U.S. Judge Chides Google, Oracle as Java Lawsuit Heats Up

By Darryl K. Taft  |  Posted 2011-07-22

U.S. Judge Chides Google, Oracle as Java Lawsuit Heats Up

Oracle's patent infringement lawsuit against Google heated up at a tense court hearing that demonstrated just how far apart the two sides remain.

At a July 21 hearing in San Francisco characterized as "testy" by one report, U.S. District Judge William Alsup chided both sides as unreasonable and at various points called Google "ridiculous" and Oracle "crazy."

"You're both asking for the moon, and you should be more reasonable," Alsup told lawyers for Oracle and Google, according to a Reuters report.

Oracle brought its suit against Google in August 2010, claiming that in the making of its Android mobile operating system Google infringed on seven patents pertaining to Java. Oracle owns Java through its acquisition of Sun Microsystems in 2010. However, a preliminary U.S. Patent and Trademark Office (USPTO) re-examination of the patents in the suit so far indicates that many of the claims in at least five of the patents have issues and have been temporarily rejected by the USPTO.

Meanwhile, in court filings Oracle says it is owed anywhere from $1.4 billion to $6.1 billion in damages, according to calculations by the database giant's expert. Yet, Google dismisses that claim and denies it owes Oracle at all.

"Zero is ridiculous," Alsup said in rejecting Google's position that its ad revenue should not be factored into any damages. However, according to a Bloomberg report, Alsup also called Oracle "crazy" for trying pin its damages claim to the entire value of the Android market.

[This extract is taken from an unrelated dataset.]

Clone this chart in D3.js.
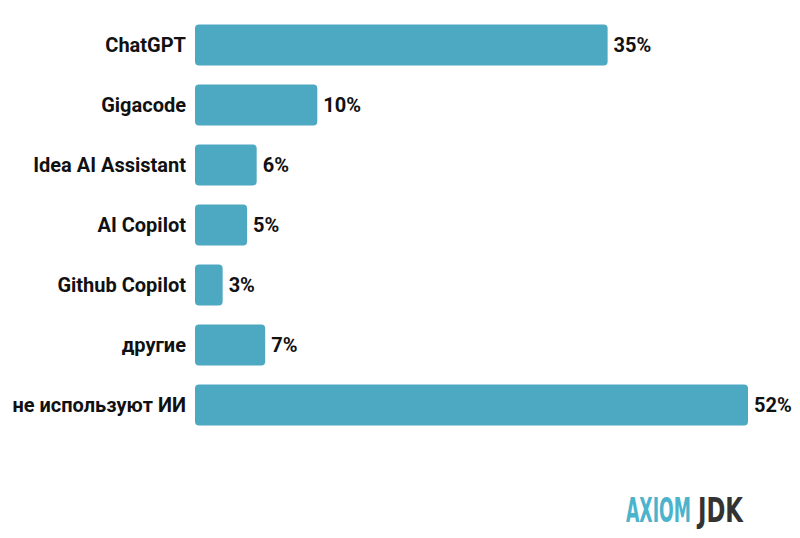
<!DOCTYPE html>
<html>
<head>
<meta charset="utf-8">
<script src="https://cdn.jsdelivr.net/npm/d3@7"></script>
<style>
  body { margin: 0; background: #fff; }
  .cat { font-family: Roboto, "Noto Sans", sans-serif; font-weight: 700; font-size: 20px; fill: #111; }
  .val { font-family: Roboto, "Noto Sans", sans-serif; font-weight: 700; font-size: 20px; fill: #111; }
</style>
</head>
<body>
<div id="chart"></div>
<script>
// categories, shown shares, and bar lengths (in %)
var categories = ["ChatGPT", "Gigacode", "Idea AI Assistant", "AI Copilot", "Github Copilot", "другие", "не используют ИИ"];
var shares = [35, 10, 6, 5, 3, 7, 52];
var barLengths = [38.8, 11.5, 5.8, 4.9, 2.6, 6.6, 52];

var w = 800, h = 538,
    m = {t:15, r:0, b:0, l:195},
    barColor = "#4da8c1";

var data = categories.map(function(c, i){ return {name:c, share:shares[i], len:barLengths[i]}; });

var svg = d3.select("#chart").append("svg")
    .attr("width", w)
    .attr("height", h);

var x = d3.scaleLinear().domain([0, 52]).range([0, 553]);
var y = d3.scaleBand().domain(categories).range([0, 420]).paddingInner(0.317).paddingOuter(0.158);

var g = svg.append("g").attr("transform", "translate(" + m.l + "," + m.t + ")");

g.selectAll(".bar")
    .data(data)
    .enter()
    .append("rect")
    .attr("class", "bar")
    .attr("x", 0)
    .attr("y", function(d){ return y(d.name); })
    .attr("width", function(d){ return x(d.len); })
    .attr("height", y.bandwidth())
    .attr("rx", 4)
    .style("fill", barColor);

g.selectAll(".cat")
    .data(data)
    .enter()
    .append("text")
    .attr("class", "cat")
    .attr("x", -9)
    .attr("y", function(d){ return y(d.name) + y.bandwidth()/2; })
    .attr("dy", "0.35em")
    .style("text-anchor", "end")
    .text(function(d){ return d.name; });

g.selectAll(".val")
    .data(data)
    .enter()
    .append("text")
    .attr("class", "val")
    .attr("x", function(d){ return x(d.len) + 6; })
    .attr("y", function(d){ return y(d.name) + y.bandwidth()/2; })
    .attr("dy", "0.35em")
    .text(function(d){ return d.share + "%"; });

// logo (stretched vertically to look condensed)
var logo = svg.append("g").attr("transform", "translate(626,522) scale(1,1.55)");
logo.append("text")
    .attr("x", 0)
    .attr("textLength", 65)
    .attr("lengthAdjust", "spacingAndGlyphs")
    .style("font-family", "'DejaVu Sans Condensed', 'Liberation Sans Narrow', sans-serif")
    .style("font-weight", 700)
    .style("font-size", "22px")
    .style("fill", "#4bb3cb")
    .text("AXIOM");
logo.append("text")
    .attr("x", 72)
    .attr("textLength", 45)
    .attr("lengthAdjust", "spacingAndGlyphs")
    .style("font-family", "'DejaVu Sans Condensed', 'Liberation Sans Narrow', sans-serif")
    .style("font-weight", 700)
    .style("font-size", "22px")
    .style("fill", "#333")
    .text("JDK");
</script>
</body>
</html>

Alsup has in the past questioned whether Google openly and willfully infringed Java patents. In a past prehearing notice, Alsup said it "appears possible that early on Google recognized that it would infringe patents protecting at least part of Java."

At the July 21 hearing, Oracle attorney Steven Holtzman probed that theory, entering into evidence an internal email sent to Google's Android honcho Andy Rubin from a Google engineer that said Google needed to "negotiate a license for Java," according to Bloomberg's report.

Google Rejected $100 Million Deal With Sun in 2006


Bloomberg also reports that Google rejected a $100 million deal with Sun in 2006 that would have covered Google in developing Android. However, Google's attorney, Robert Van Nest, said that deal was for a technology partnership to jointly build Android, rather than simply a patent license, the report said.

Yet, Alsup noted that it appears Google's product "is in direct violation" of the Oracle patents," and if not, he asked, why bother to negotiate? Alsup also warned Google that the penalty would be harsh if Google is found to have willfully infringed the Java patents.

Van Nest said there was no specific discussion of patents, and he hinted that any code that uses Java likely came from a third party.

Meanwhile, in a July 20 post based on recent filings to the court, Florian Mueller, a close observer of the Oracle/Google lawsuit, said he believes Google has "blinked" and indicated a willingness to broach settlement efforts. At issue is Google's use of the term "informal resolution" of the matter in a filing to the court.

"The biggest news is that Google, which has so far dismissed Oracle's assertions as if they had no merit whatsoever, has for the first time indicated in public (i.e., in a public court filing) its willingness to settle this case with Oracle," Mueller said.

Mueller called this a "fundamental departure" from Google's positions to date and can only be interpreted one way. The sentence that caught Mueller's attention reads:

"Such a narrowed case will also eliminate the need for those efforts specifically directed at the claims rejected through reexamination, including motion practice, expert reports, and other trial preparation, as well as make it more likely that the parties could reach an informal resolution of the matter."

For his part, Mueller noted:

"In principle, it's constructive if a party indicates a willingness to settle. But there's a fundamental difference between negotiating in private and letting the court (as well as the public) know-more than three months before the scheduled trial (!)-that one isn't so sure of one's defenses anymore. This stands in clear contradiction to Google's past positions and declarations, and it looks increasingly like an admission all by itself. Discovery is almost complete, and it probably didn't go too well for Google."

A trial in the case would begin at the end of October barring a stay by Alsup, potentially to move the parties closer toward settlement. Whatever the case, one thing is clear, and that is that the no-nonsense Alsup is clearly in command of the proceedings. During a point in the hearing where Holtzman was reluctant to share financial details of the case, Alsup is reported as saying: "This is a public proceeding. You lawyers and companies are not going to handcuff the court. This is not a wholly owned subsidiary of Oracle Corp."